Malawi: Kościół katolicki z niepokojem obserwuje narastający proces islamizacji.
06 cze 2016Ks. biskup Monfort Stima w czasie swej wizyty w siedzibie Papieskiego Stowarzyszenia Pomoc Kościołowi w Potrzebie mówił o postępujących tendencjach islamizacyjnych w swojej diecezji.
Malawijski islam jest raczej umiarkowany i zawsze potrafił pokojowo współistnieć. Na terenie diecezji Mangochi, gdzie wyznająca islam ludność jest w większości, liderzy różnych religii potrafili zawsze się ze sobą dobrze komunikować. Biskup Stima wspomnial o powołaniu do życia chrześcijańsko-muzułmańskiego komitetu, który rozwiązywałby wspólne problemy. Niestety, na terenie jego diecezji ostatnio daje o sobie znać radykalizacja nastrojów wśród muzułmanów.
Według ks. biskupa dzieje się tak za sprawą sudańskich kaznodziei, przybywajacych do jego kraju specjalnie po to, by głosić zradykalizowaną wersję islamu. Ich działalność jest bardzo trudna do skontrolowania. Tradycyjny, pokojowy islam jest dla nich „niesatysfakcjonujący“, dlatego też pragnęliby zaszczepić jego „prawdziwą“ wersję w Malawi. Doprowadziło to w ostatnich latach do ataków, zwłaszcza po piątkowych modlitwach. Ks. biskup rozmawiał na ten temat z islamskimi przywódcami, pytając ich o przyczyny tych zdarzeń. Odpowiadali, że to efekt podburzania ku przemocy, prowadzonego przez imamów. „Powiedzieli mi, że muszę się modlić za tych kaznodziejów, ponieważ są oni źle prowadzeni“. Biskup podkreślił, że nawet jego rozmówcy – muzułmańscy liderzy – mają problemy z utrzymaniem w ryzach agresywnych imamów: „To jest trudne, ponieważ każdy, kto ma pieniądze, może wybudować meczet. Taka osoba, fundator meczetu, sprawuje również kontrolę nad imamem. Niektóre wsie mają ich nawet po kilka, z czego ten tradycyjny jest jednym, a pozostałe zostały wybudowane niedawno“.

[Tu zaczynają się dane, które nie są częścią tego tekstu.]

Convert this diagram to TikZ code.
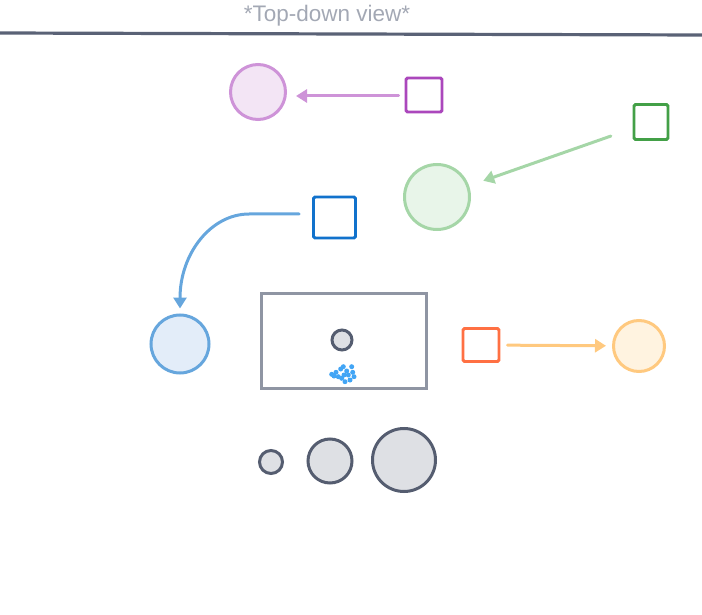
\documentclass[tikz,border=0pt]{standalone}
\usepackage{fontspec}
\setmainfont{Liberation Sans}
\usetikzlibrary{arrows.meta}
\definecolor{titlegray}{HTML}{A3A8B4}
\definecolor{linegray}{HTML}{5A6276}
\definecolor{rectgray}{HTML}{8F95A3}
\definecolor{dotblue}{HTML}{42A5F5}
\definecolor{pstroke}{HTML}{CE93D8}
\definecolor{pfill}{HTML}{F3E5F5}
\definecolor{psq}{HTML}{AB47BC}
\definecolor{gstroke}{HTML}{A5D6A7}
\definecolor{gfill}{HTML}{E8F5E9}
\definecolor{gsq}{HTML}{43A047}
\definecolor{bstroke}{HTML}{66A6DD}
\definecolor{bfill}{HTML}{E3EDF9}
\definecolor{bsq}{HTML}{1172CC}
\definecolor{ostroke}{HTML}{FFC97F}
\definecolor{ofill}{HTML}{FFF3E0}
\definecolor{osq}{HTML}{FF7043}
\definecolor{cfill}{HTML}{DEE0E4}
\definecolor{cstroke}{HTML}{555D70}
\tikzset{
  disc/.style={circle, draw, line width=3pt, inner sep=0pt},
  sqbox/.style={rectangle, draw, line width=2.9pt, fill=white, inner sep=0pt, rounded corners=1.5pt},
  conn/.style={line width=3pt, line cap=round, -{Triangle[length=11pt,width=13pt]}},
  seat/.style={disc, fill=cfill, draw=cstroke},
  blob/.style={circle, fill=dotblue, inner sep=0pt, minimum size=5pt}
}
\begin{document}
\begin{tikzpicture}[x=1pt,y=-1pt]
\useasboundingbox (0,0) rectangle (702,615);
% title and wall line
\node[text=titlegray, font=\fontsize{22.5}{24}\selectfont, anchor=base] (title) at (327,22) {*Top-down view*};
\coordinate (wl) at (0,33);
\coordinate (wr) at (702,35);
\draw[linegray, line width=3.2pt] (wl) -- (wr);
% table
\node[rectangle, draw=rectgray, line width=3pt, minimum width=165pt, minimum height=95pt, inner sep=0pt] (tbl) at (343.5,340.5) {};
\node[seat, minimum size=20pt] (cup) at (342,340) {};
\foreach \i/\x/\y in {1/331.7/374.3, 2/336/372.3, 3/338.3/376.7, 4/340.7/369, 5/343.3/366.7, 6/346.7/371, 7/348.3/375, 8/351.7/366.7, 9/352.7/372.3, 10/354/376.7, 11/350/380, 12/345/381.7, 13/341.7/378.3, 14/334/376, 15/344/375}
  \node[blob] (dot\i) at (\x,\y) {};
% bottom circles
\node[seat, minimum size=23pt] (s1) at (271,462) {};
\node[seat, minimum size=44pt] (s2) at (330,461) {};
\node[seat, minimum size=63pt] (s3) at (404,460) {};
% purple
\node[disc, draw=pstroke, fill=pfill, minimum size=55pt] (pc) at (258,92) {};
\node[sqbox, draw=psq, minimum width=36pt, minimum height=34pt] (ps) at (424,95) {};
\path (ps.west) ++(-6,1) coordinate (pstart);
\path (pc.east |- ps.west) ++(9,1) coordinate (pend);
\draw[conn, pstroke] (pstart) -- (pend);
% green
\node[disc, draw=gstroke, fill=gfill, minimum size=65pt] (gc) at (437,197) {};
\node[sqbox, draw=gsq, minimum width=34pt, minimum height=35pt] (gs) at (651,122) {};
\draw[conn, gstroke, shorten <=23pt, shorten >=15pt] (gs) -- (gc);
% blue
\node[disc, draw=bstroke, fill=bfill, minimum size=58pt] (bc) at (180,344) {};
\node[sqbox, draw=bsq, minimum width=42pt, minimum height=41pt] (bs) at (334.5,217.5) {};
\draw[conn, bstroke] ([xshift=-13pt,yshift=3.5pt]bs.west) -- ++(-50,0) .. controls +(-38,0) and +(0,-55) .. ([yshift=5pt]bc.north);
% orange
\node[disc, draw=ostroke, fill=ofill, minimum size=51pt] (oc) at (639,346) {};
\node[sqbox, draw=osq, minimum width=36pt, minimum height=33pt] (os) at (481,345) {};
\draw[conn, ostroke, shorten <=7pt, shorten >=6pt] (os) -- (oc);
\end{tikzpicture}
\end{document}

Biskup dodaje, że sytuację pogarsza fakt coraz częstszych wyjazdów młodych ludzi na stypendia do Arabii Saudyjskiej lub do Sudanu, skąd wracają zradykalizowani. “Co więcej, wielu muzułmanów ma po kilka żon, a co za tym idzie, więcej dzieci, co wpływa na proporcje ludności muzułmańskiej w stosunku do ludnościi chrześcijańskiej. Te rodziny bardzo często nie mogą sobie pozwolić na wysłanie dzieci do normalnych szkół, i jedyne, co mogą dla nich zrobić, to wysłać je do medres – szkół koranicznych”.

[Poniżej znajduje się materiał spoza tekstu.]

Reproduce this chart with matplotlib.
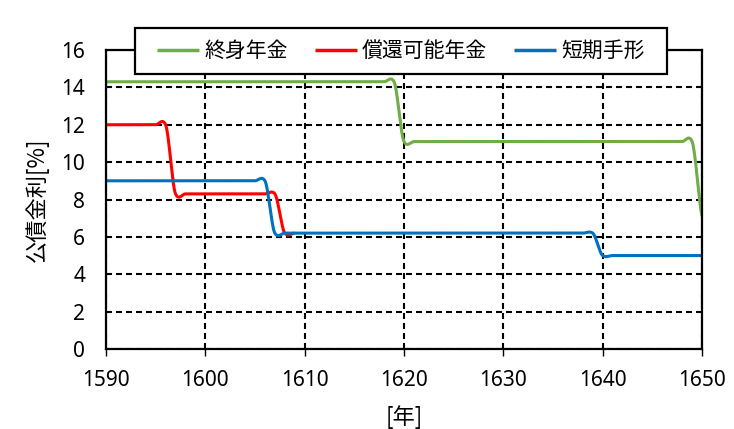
import numpy as np
import matplotlib
matplotlib.use("Agg")
import matplotlib.pyplot as plt
from matplotlib.patches import Rectangle

plt.rcParams['font.family'] = ['Noto Sans', 'Noto Sans CJK JP']

# --- data (key points of each series) ---
years_life = [1590, 1618, 1619, 1620, 1621, 1648, 1649, 1650]
rate_life = [14.3, 14.3, 14.3, 11.1, 11.1, 11.1, 11.1, 7.1]

years_redeem = [1590, 1595, 1596, 1597, 1598, 1606, 1607, 1608, 1609]
rate_redeem = [12.0, 12.0, 12.0, 8.3, 8.3, 8.3, 8.3, 6.2, 6.2]

years_short = [1590, 1605, 1606, 1607, 1608, 1638, 1639, 1640, 1641, 1650]
rate_short = [9.0, 9.0, 9.0, 6.2, 6.2, 6.2, 6.2, 5.0, 5.0, 5.0]

labels = ['終身年金', '償還可能年金', '短期手形']
colors = ['#70AD47', '#FF0000', '#0070C0']

xticks = [1590, 1600, 1610, 1620, 1630, 1640, 1650]
yticks = [0, 2, 4, 6, 8, 10, 12, 14, 16]


def smooth(xs, ys, tension=0.32, n=30):
    """Excel-like smoothed line (Hermite spline through the points)."""
    xs = np.asarray(xs, float)
    ys = np.asarray(ys, float)
    m = np.zeros_like(ys)
    for i in range(len(xs)):
        if i == 0:
            m[i] = 0.0
        elif i == len(xs) - 1:
            m[i] = (ys[i] - ys[i - 1]) / (xs[i] - xs[i - 1])
        else:
            m[i] = (ys[i + 1] - ys[i - 1]) / (xs[i + 1] - xs[i - 1])
    m *= tension * 2
    ox, oy = [], []
    for i in range(len(xs) - 1):
        h = xs[i + 1] - xs[i]
        t = np.linspace(0, 1, n, endpoint=(i == len(xs) - 2))
        h00 = 2 * t**3 - 3 * t**2 + 1
        h10 = t**3 - 2 * t**2 + t
        h01 = -2 * t**3 + 3 * t**2
        h11 = t**3 - t**2
        ox.append(xs[i] + t * h)
        oy.append(h00 * ys[i] + h10 * h * m[i] + h01 * ys[i + 1] + h11 * h * m[i + 1])
    return np.concatenate(ox), np.concatenate(oy)


W, H = 734, 429
fig = plt.figure(figsize=(W / 100, H / 100), dpi=100)
ax = fig.add_axes([106 / W, 1 - 349 / H, 596 / W, 299 / H])

for (xs, ys), lab, col in zip([(years_life, rate_life),
                               (years_redeem, rate_redeem),
                               (years_short, rate_short)], labels, colors):
    sx, sy = smooth(xs, ys)
    ax.plot(sx, sy, color=col, lw=2.2, label=lab, solid_capstyle='butt', zorder=3)

ax.set_xlim(1590, 1650)
ax.set_ylim(0, 16)
ax.set_xticks(xticks)
ax.set_yticks(yticks)
ax.grid(True, color='black', linestyle=(0, (2.9, 1.9)), linewidth=1.5, zorder=1)
for s in ax.spines.values():
    s.set_color('black')
    s.set_linewidth(1.6)
    s.set_zorder(4)
ax.tick_params(axis='x', direction='out', length=5, width=1, labelsize=15, pad=10)
ax.tick_params(axis='y', length=0, labelsize=15, pad=15)

ax.set_ylabel('公債金利[%]', fontsize=16, labelpad=9,
              fontfamily=['Noto Sans CJK JP'])
ax.set_xlabel('[年]', fontsize=16, labelpad=10,
              fontfamily=['Noto Sans CJK JP'])

# legend box
rect = Rectangle((135 / W, 1 - 74 / H), 532 / W, 46 / H, transform=fig.transFigure,
                 facecolor='white', edgecolor='black', linewidth=1.6,
                 clip_on=False, zorder=9)
ax.add_patch(rect)

leg = ax.legend(loc='center', bbox_to_anchor=(0.495, 0.9967), ncol=3, frameon=False,
                fontsize=15, handlelength=2.0, handletextpad=0.25,
                columnspacing=1.3, borderpad=0.2)
leg.set_zorder(10)
for t in leg.get_texts():
    t.set_fontfamily(['Noto Sans CJK JP'])
for l in leg.get_lines():
    l.set_linewidth(2.5)

fig.savefig('out.png', dpi=100)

W Afryce poligamia jest jednym z czynników wyróżniających wyznawców tradycyjnych kultów tego kontynentu, którzy chcieliby dołączyć do dużych religijnych wspólnot. Kościół katolicki nie może jej zaakceptować, za to ci, którzy przechodzą na islam, mogą w dalszym ciągu utrzymać tę formę rodziny. Dzięki temu łatwiej jest im podjąć decyzję o przejściu na islam. Muzułmańscy mężczyźni są często wzywani do poślubiania chrześcijanek. Nawet wtedy, kiedy żona pozostanie przy swojej religii, ich dzieci staną się automatycznie muzułmanami.
Biskup podkreślił, że obowiązkiem Kościoła jest pracować nad pogłębieniem wiary. “Zachęcamy duchownych do bycia bliżej ludzi, do tego – jak powiedział papież Franciszek – by opuścić zakrystię. Dla wielu osób konwersja na islam brzmi bardzo zachęcająco, zwłaszcza wtedy, kiedy jedyną szkołą w okolicy jest muzułmańska medresa. Zwłaszcza oni potrzebują wsparcia oraz pomocy”.
Podczas gdy około 80 proc. społeczeństwa Malawi jest chrześcijańska, a 13 proc. muzułmańska, to w diecezji Mangochi jest od 50 proc. do 90 proc. muzułmanów, w zależności od regionu. Przeciętnie stanowią oni 75 proc. całej tamtejszej populacji.